На это ушло от восьми до пятнадцати месяцев, но Босвел постоянно оказывал нажим, и 2 мая 1793 года в тюрьме Ньюгейт Мэри сообщили о помиловании и выпустили ее на свободу. Джеймс Босвел, который сам был малообеспечен, пытается предоставить молодой женщине какие-нибудь средства к существованию и пишет, между прочим, одному из своих товарищей по учебе, Вильяму Темплу, приходскому священнику в Корнуолле, не может ли он в приходе, где жила Мэри, и соседних приходах организовать сбор пожертвований для нее. Но приходит удручающий ответ, что родные Мэри известны в округе как угонщики овец и поэтому будет трудно заставить людей раскошелиться. Босвел подыскивает ей комнату на улице Литл-Титчфилд-стрит в Лондоне и посылает за ее 21-летней сестрой Долли, которая занята на подсобной работе на кухне у зажиточной лондонской семьи.
Мэри страдает от упадка сил. Она не хочет оставаться в Лондоне и не хочет возвращаться домой в Фовей. Но Босвел настаивает, чтобы она вернулась в Корнуолл. Он обещает ей предоставить скромное ежегодное пособие в размере 10 фунтов стерлингов, которое он выплачивает ей до своей смерти, наступившей через несколько лет, и наконец отправляет ее на шхуне «Энн и Элизабет», которая 13 октября 1793 года выходит из Лондона и держит курс на Корнуолл.
О последней встрече с Мэри Джеймс Босвел пишет в своем дневнике, который также содержит конверт с листьями сарсапарильи из Ботани-Бей. «Я поел дома и нанял экипаж до ее жилища на Литл-Титчфилд-стрит, где я захватил ее с баулом. Мой сын Джеймс сопровождал меня и ждал у мистера Дилли, пока я вернусь с верфи Биль в Саутуорке, где она должна была сесть на судно. Я провел с ней почти два часа, сначала в кухне, затем в баре трактира у верфи. Мы выпили по бокалу пунша, причем хозяин трактира и капитан судна пили вместе с нами».
Босвел поднялся к ней на борт маленькой шхуны, где он заплатил за ее каюту.

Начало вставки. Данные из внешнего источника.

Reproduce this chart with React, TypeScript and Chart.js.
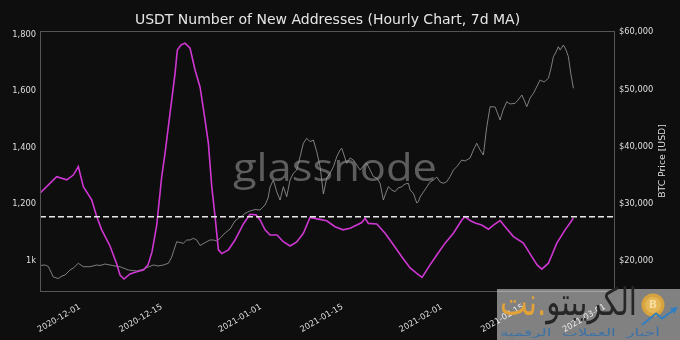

Наступило время прощания, и он стоит, несколько смущенный, рядом с ней.
«Ты поплывешь сейчас совсем иначе, чем во время твоего последнего рейса на борту корабля», — говорит он.
Она кивает головой и протягивает ему маленький пакет из кармана своей кофты. «Мне нечего вам подарить, сэр, — говорит она. — Единственный способ, которым я могу выразить свою благодарность за все, что вы сделали для меня и моих товарищей, — это дать вам эти листья дикого чайного растения».
В то время как Джеймс Босвел осторожно разворачивает пакет, Мэри рассказывает, что она сама собирала их в роще за Рыбачьей бухтой в районе Сиднея. «Я надеялась, что они помогут нам, когда у нас не будет другой еды. Мы заваривали их как чай. Однако, как видно, они недостаточно помогли, так как не только Вил, но и оба наших ребенка и многие наши товарищи погибли. Теперь вы должны взять их на память обо мне».
У Босвела на глазах выступают слезы, когда он благодарит ее. «Я всегда буду хранить этот маленький пакет между страницами дневника, — говорит он, — и думать о тебе, глядя на них».
И вот они тоже обнаружены через полтораста лет. В этом месте дневника есть запись: «Мэри сказала, что она была в очень скверном настроении, и досадовала, что покидает меня; она не была уверена, что родственники примут ее хорошо. Я утешал ее, насколько мог, и напомнил ей, что она может рассчитывать на получение от меня 10 фунтов стерлингов в год и что она должна известить меня в случае, если не получит деньги. Поскольку она не умела писать, я показал ей, как нарисовать буквы М и Б так, чтобы я понял, что она сама продиктовала письма, которые будет мне посылать. Я видел, что она хорошо устроилась в каюте, и пожелал ей счастливого пути».
С этими строками из дневника Босвела Мэри Брайент исчезает из нашего повествования. Из записей в церковных книгах приходов Фовей и Лоствитхиль совершенно определенно вытекает, что женщина по имени Мэри Брайент обвенчалась с Ричардом Томасом в Сент-Бридже в 1807 году. Это могла быть наша Мэри в возрасте 42 лет.